§ **INSTRUCTIONS FOR THE TASK**
Tally how many lines of these entries hold the string "matplotlib". Return the number alone.

§ **DATA**
— Start —
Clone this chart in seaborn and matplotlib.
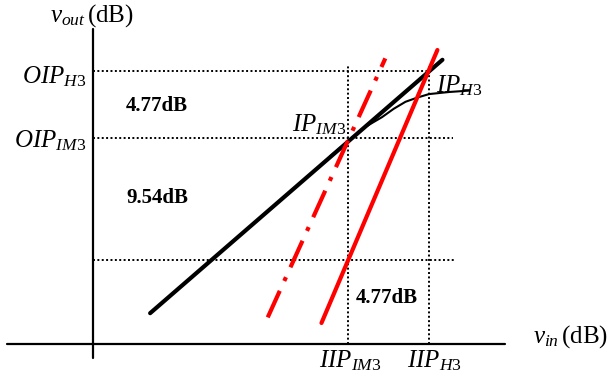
— End —
— Start —
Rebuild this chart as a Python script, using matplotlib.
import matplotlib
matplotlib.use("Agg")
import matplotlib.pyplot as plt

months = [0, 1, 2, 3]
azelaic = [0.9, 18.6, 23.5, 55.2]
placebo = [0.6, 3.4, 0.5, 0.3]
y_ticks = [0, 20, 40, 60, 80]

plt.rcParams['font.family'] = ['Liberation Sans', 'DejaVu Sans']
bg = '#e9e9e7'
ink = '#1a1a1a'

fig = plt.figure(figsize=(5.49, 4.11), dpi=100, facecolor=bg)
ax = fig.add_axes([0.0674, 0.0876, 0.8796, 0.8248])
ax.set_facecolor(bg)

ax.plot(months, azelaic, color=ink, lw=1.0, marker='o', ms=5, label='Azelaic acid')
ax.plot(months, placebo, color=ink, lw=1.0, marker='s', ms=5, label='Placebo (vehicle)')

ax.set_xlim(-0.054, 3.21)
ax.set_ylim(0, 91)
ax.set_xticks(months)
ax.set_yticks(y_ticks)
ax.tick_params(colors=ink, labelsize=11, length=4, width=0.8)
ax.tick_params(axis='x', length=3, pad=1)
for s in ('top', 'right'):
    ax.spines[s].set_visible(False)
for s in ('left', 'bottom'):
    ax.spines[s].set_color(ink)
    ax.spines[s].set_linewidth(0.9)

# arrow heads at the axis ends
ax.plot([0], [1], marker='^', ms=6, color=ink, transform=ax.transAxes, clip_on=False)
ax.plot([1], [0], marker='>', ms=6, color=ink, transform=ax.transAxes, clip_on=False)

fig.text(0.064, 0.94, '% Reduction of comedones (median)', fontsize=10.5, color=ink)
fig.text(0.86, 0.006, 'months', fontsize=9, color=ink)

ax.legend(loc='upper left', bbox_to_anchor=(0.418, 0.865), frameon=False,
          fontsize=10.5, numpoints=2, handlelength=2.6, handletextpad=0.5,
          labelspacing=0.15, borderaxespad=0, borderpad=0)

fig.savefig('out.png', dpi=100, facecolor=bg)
— End —
— Start —
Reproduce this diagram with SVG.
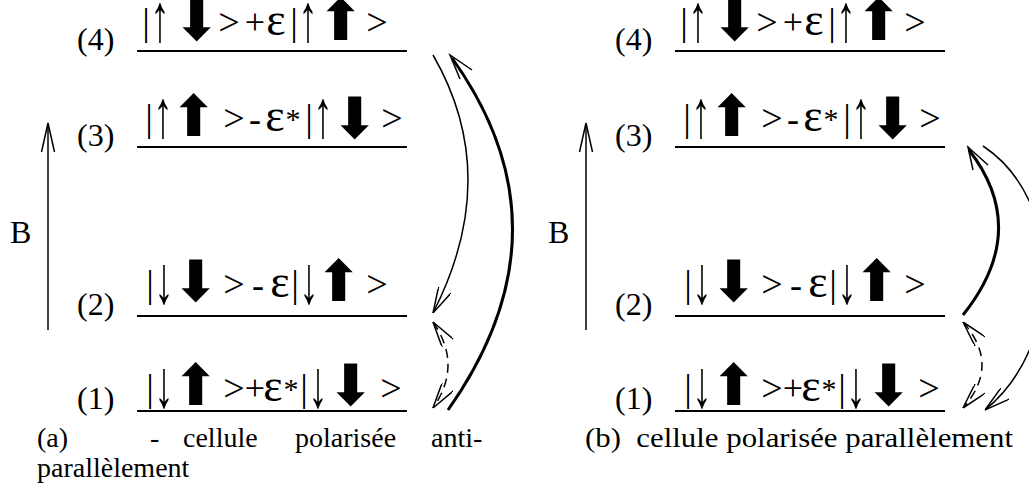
— End —
§ **THE OUTPUT**
5